This thesis researches the development of the Micro-Optical Ring Electrode (MORE) for the analysis of trans-uranium elements in aqueous mixtures. The MORE is a photoelectrochemical device based on a ring microelectrode that uses the insulator interior to the ring as a light guide. This single device exploits the unique photophysical and electrochemical properties of multiple analytes present in mixtures to quantify them. This study aims to develop a protocol for the analysis of ions of uranium, neptunium and plutonium. These elements are most relevant to the nuclear industry, especially in the areas of decommissioning and fuel-reprocessing, where speedy and safe identification of radioactive contaminants is essential.

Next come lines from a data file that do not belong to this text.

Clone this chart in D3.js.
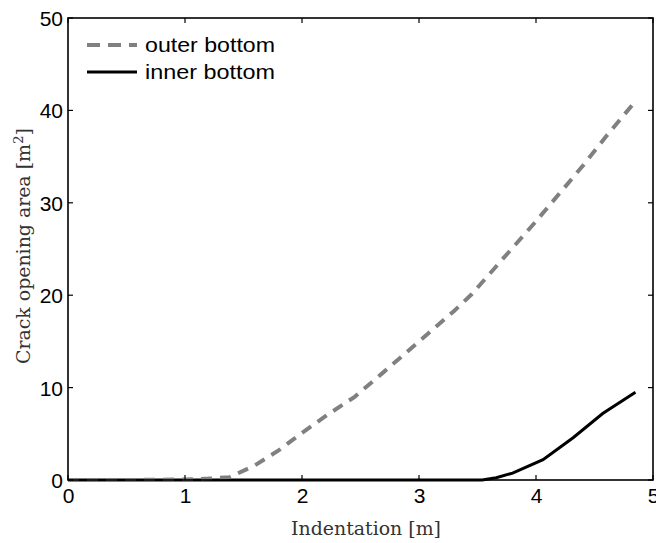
<!DOCTYPE html>
<html>
<head>
<meta charset="utf-8">
<script src="https://cdn.jsdelivr.net/npm/d3@7"></script>
<style>
  html, body { margin: 0; padding: 0; background: #fff; }
  svg { display: block; }
</style>
</head>
<body>
<svg id="chart" width="656" height="543"></svg>
<script>
// Indentation values [m] and crack opening area [m^2] for each bottom plate
const outerX = [0, 0.5, 1.0, 1.2, 1.38, 1.6, 1.8, 2.0, 2.2, 2.45, 2.7, 3.0, 3.3, 3.45, 3.7, 4.0, 4.2, 4.4, 4.6, 4.85];
const outerY = [0, 0, 0.05, 0.15, 0.3, 1.6, 3.2, 5.1, 6.9, 9.0, 11.7, 15.0, 18.3, 20.1, 23.7, 28.0, 31.0, 34.0, 37.2, 41.0];
const innerX = [0, 1.0, 2.0, 3.0, 3.54, 3.66, 3.80, 4.06, 4.32, 4.57, 4.85];
const innerY = [0, 0, 0, 0, 0, 0.25, 0.75, 2.2, 4.6, 7.2, 9.5];

const xTicks = [0, 1, 2, 3, 4, 5];
const yTicks = [0, 10, 20, 30, 40, 50];
const seriesNames = ["outer bottom", "inner bottom"];

const svg = d3.select("#chart");
const plotL = 68, plotR = 653, plotT = 18, plotB = 480;

const x = d3.scaleLinear().domain([0, 5]).range([plotL, plotR]);
const y = d3.scaleLinear().domain([0, 50]).range([plotB, plotT]);

const sans = "'Liberation Sans', Arial, Helvetica, sans-serif";
const serif = "'DejaVu Serif', 'Liberation Serif', serif";

// Data lines
const line = d3.line().x(d => x(d[0])).y(d => y(d[1]));
const inner = d3.zip(innerX, innerY);
const outer = d3.zip(outerX, outerY);

svg.append("path")
  .datum(inner)
  .attr("d", line)
  .attr("fill", "none")
  .attr("stroke", "#000")
  .attr("stroke-width", 3);

svg.append("path")
  .datum(outer)
  .attr("d", line)
  .attr("fill", "none")
  .attr("stroke", "#808080")
  .attr("stroke-width", 4)
  .attr("stroke-dasharray", "11,8");

// Axes with inward ticks on all four sides
const tickLen = 5;
const axisBottom = d3.axisBottom(x).tickValues(xTicks).tickSize(0).tickPadding(8).tickFormat(d3.format("d"));
const axisLeft = d3.axisLeft(y).tickValues(yTicks).tickSize(0).tickPadding(5).tickFormat(d3.format("d"));

const gx = svg.append("g").attr("transform", `translate(0,${plotB})`).call(axisBottom);
const gy = svg.append("g").attr("transform", `translate(${plotL},0)`).call(axisLeft);
[gx, gy].forEach(g => {
  g.select(".domain").remove();
  g.selectAll("text").attr("font-family", sans).attr("font-size", 21).attr("fill", "#000");
});
gx.selectAll("text").attr("dy", "0.71em");
gy.selectAll("text").attr("dy", "0.36em");

const ticks = svg.append("g").attr("stroke", "#000").attr("stroke-width", 1.2);
xTicks.forEach(t => {
  ticks.append("line").attr("x1", x(t)).attr("x2", x(t)).attr("y1", plotB).attr("y2", plotB - tickLen);
  ticks.append("line").attr("x1", x(t)).attr("x2", x(t)).attr("y1", plotT).attr("y2", plotT + tickLen);
});
yTicks.forEach(t => {
  ticks.append("line").attr("x1", plotL).attr("x2", plotL + tickLen).attr("y1", y(t)).attr("y2", y(t));
  ticks.append("line").attr("x1", plotR).attr("x2", plotR - tickLen).attr("y1", y(t)).attr("y2", y(t));
});

// Frame
svg.append("rect")
  .attr("x", plotL).attr("y", plotT)
  .attr("width", plotR - plotL).attr("height", plotB - plotT)
  .attr("fill", "none").attr("stroke", "#000").attr("stroke-width", 1.6);

// Axis titles
svg.append("text")
  .attr("x", 366).attr("y", 535)
  .attr("text-anchor", "middle")
  .attr("font-family", serif).attr("font-size", 18).attr("fill", "#333")
  .attr("textLength", 150).attr("lengthAdjust", "spacingAndGlyphs")
  .text("Indentation [m]");

const yl = svg.append("text")
  .attr("transform", `translate(30,246) rotate(-90)`)
  .attr("text-anchor", "middle")
  .attr("font-family", serif).attr("font-size", 18).attr("fill", "#333")
  .attr("textLength", 236).attr("lengthAdjust", "spacingAndGlyphs");
yl.append("tspan").text("Crack opening area [m");
yl.append("tspan").attr("font-size", 13).attr("dy", -7).text("2");
yl.append("tspan").attr("dy", 7).text("]");

// Legend
const legend = svg.append("g");
const legendRows = [
  { name: seriesNames[0], color: "#808080", width: 4, dash: "13,8", yy: 45 },
  { name: seriesNames[1], color: "#000", width: 3, dash: null, yy: 72 }
];
legendRows.forEach(r => {
  legend.append("line")
    .attr("x1", 87).attr("x2", 137).attr("y1", r.yy).attr("y2", r.yy)
    .attr("stroke", r.color).attr("stroke-width", r.width)
    .attr("stroke-dasharray", r.dash);
  legend.append("text")
    .attr("x", 145).attr("y", r.yy + 7)
    .attr("font-family", sans).attr("font-size", 21).attr("fill", "#000")
    .attr("textLength", 130).attr("lengthAdjust", "spacingAndGlyphs")
    .text(r.name);
});
</script>
</body>
</html>
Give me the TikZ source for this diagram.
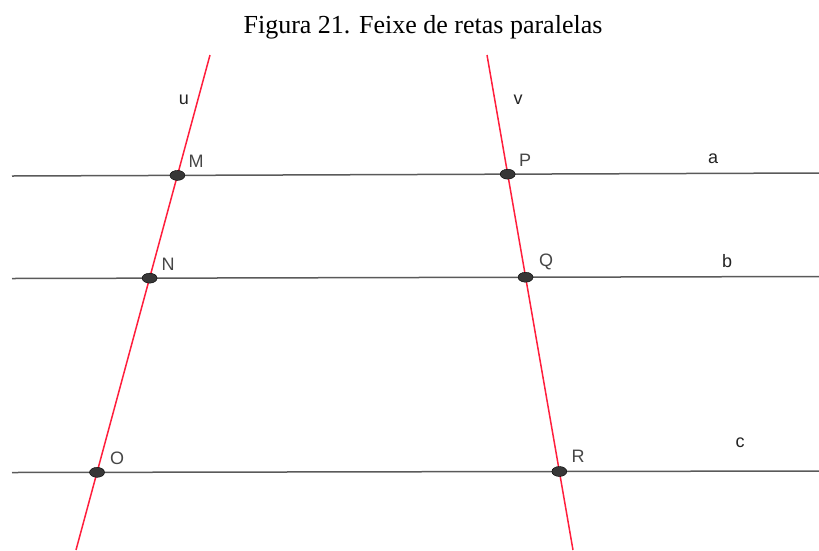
\documentclass[tikz,border=0pt]{standalone}
\usepackage{fontspec}
\setmainfont{Liberation Serif}
\setsansfont{Liberation Sans}
\usetikzlibrary{shapes.geometric}
\definecolor{linegray}{RGB}{90,90,90}
\definecolor{geored}{RGB}{255,30,60}
\definecolor{dotgray}{RGB}{55,55,55}
\definecolor{ptgray}{RGB}{70,70,70}
\definecolor{retagray}{RGB}{35,35,35}

\begin{document}
\begin{tikzpicture}[
    x=1pt, y=-1pt,
    paral/.style={draw=linegray, line width=1.5pt},
    transv/.style={draw=geored, line width=1.5pt},
    ponto/.style={ellipse, draw=black, fill=dotgray, minimum width=15pt, minimum height=10pt, inner sep=0pt},
    nomeponto/.style={font=\sffamily\fontsize{18}{20}\selectfont, text=ptgray, inner sep=0pt},
    nomereta/.style={font=\sffamily\fontsize{18}{20}\selectfont, text=retagray, inner sep=0pt},
]
    \useasboundingbox (0,0) rectangle (819,550);

    % Title
    \node[font=\fontsize{26}{29}\selectfont] (titulo) at (423,27) {Figura 21. Feixe de retas paralelas};

    % Parallel lines a, b, c
    \coordinate (a1) at (12,176);   \coordinate (a2) at (819,173);
    \coordinate (b1) at (12,278.5); \coordinate (b2) at (819,276.5);
    \coordinate (c1) at (12,472.5); \coordinate (c2) at (819,471);
    \draw[paral] (a1) -- (a2);
    \draw[paral] (b1) -- (b2);
    \draw[paral] (c1) -- (c2);

    % Transversals u and v
    \coordinate (u1) at (210,55);  \coordinate (u2) at (76,550);
    \coordinate (v1) at (487,55);  \coordinate (v2) at (573,550);
    \draw[transv] (u1) -- (u2);
    \draw[transv] (v1) -- (v2);

    % Intersection points
    \node[ponto] (M) at (intersection of a1--a2 and u1--u2) {};
    \node[ponto] (N) at (intersection of b1--b2 and u1--u2) {};
    \node[ponto] (O) at (intersection of c1--c2 and u1--u2) {};
    \node[ponto] (P) at (intersection of a1--a2 and v1--v2) {};
    \node[ponto] (Q) at (intersection of b1--b2 and v1--v2) {};
    \node[ponto] (R) at (intersection of c1--c2 and v1--v2) {};

    % Point labels
    \node[nomeponto] (lblM) at (196,161) {M};
    \node[nomeponto] (lblN) at (168,264) {N};
    \node[nomeponto] (lblO) at (117,458) {O};
    \node[nomeponto] (lblP) at (525,160) {P};
    \node[nomeponto] (lblQ) at (546,262) {Q};
    \node[nomeponto] (lblR) at (578,456) {R};

    % Line labels
    \node[nomereta] (lblu) at (184,100) {u};
    \node[nomereta] (lblv) at (518,100) {v};
    \node[nomereta] (lbla) at (713,159) {a};
    \node[nomereta] (lblb) at (727,261) {b};
    \node[nomereta] (lblc) at (740,443) {c};
\end{tikzpicture}
\end{document}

Non-radioactive surrogates were used to test whether the MORE could generate
photocurrents from ions with similar chemical properties to their radioactive
counterparts. The results obtained by the successful generation of photocurrents were compared to the mathematical model proposed by (Andrieux, Boxall and O’Hare, 2006a). Depleted uranium was used as a surrogate for active uranium whilst nonradioactive surrogates vanadium and cerium was used for neptunium and plutonium. Upon successful detection of a photocurrent from the surrogates the optimum parameters to give the largest photocurrent magnitude possible were established. For uranium these parameters were an illumination wavelength of 410 nm, a working electrode potential of 0.7 V and the electron acceptor ethanol at a concentration of 200 mmol dm-3 . For vanadium these parameters were an illumination wavelength of 350 nm, a working electrode potential of 0.5 V and the electron acceptor iron (III) chloride at a concentration of 100 mmol dm-3. No photocurrents were generated for cerium. A preliminary study into the ability of the MORE to detect photocurrents generated by individual ions in a mixture of uranium and ruthenium was also carried out.

The surface finish at the tip of the MORE was shown to influence the magnitude of the generated photocurrents with a rougher finish resulting in larger photocurrents.